Wonder Woman has no female peers on screen simply because despite the money being poured into adapting comics by every studio, they’ve yet to truly care about crafting their female characters to stand on their own (which is something they should be called out for more, Marvel I’m looking at you). But she’s debuting on screen at an interesting time for female action heroes in general: some of which, like Furiosa from Mad Max: Fury Road, wear their feminism proudly; while others like Rita (Emily Blunt) in Edge of Tomorrow, deserve to be leading the films rather than just training the male hero who ultimately saves the day. The response to her brief appearance in Batman v Superman speaks to how much the superhero genre needs to be invigorated and considering how dramatically different Wonder Woman’s canon is from pretty much anything being adapted (or even in superhero comics period) she’s the antidote for the repetitive, uninventive machismo that currently marks the genre. But Wonder Woman isn’t interesting just because she’s a woman. What makes her solo film such a fascinating prospect is how different she is from any other action hero we’re seeing in comic-book adaptations and otherwise.
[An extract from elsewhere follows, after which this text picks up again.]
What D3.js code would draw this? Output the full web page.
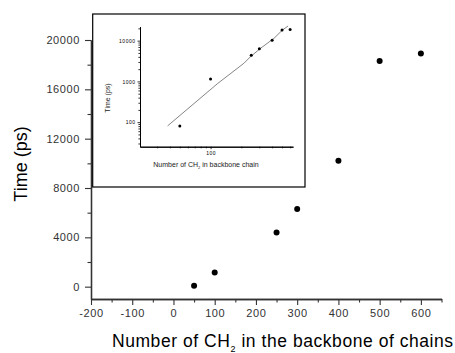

At her best, she mixes the weight of mythology, intersectional feminism, breathtaking fight scenes, and most importantly, an ethos that values compassion over violence in a way we haven’t seen. Film has enough generic warrior women and perfect goddesses. We need an A-list superheroine who can go toe-to-toe with the Supermans and Batmans not because she’s a female version of them but because she’s a compellingly unique creation with her own interiority and origin story. Just as feminism itself can be quite complex, Wonder Woman should be allowed to be as well.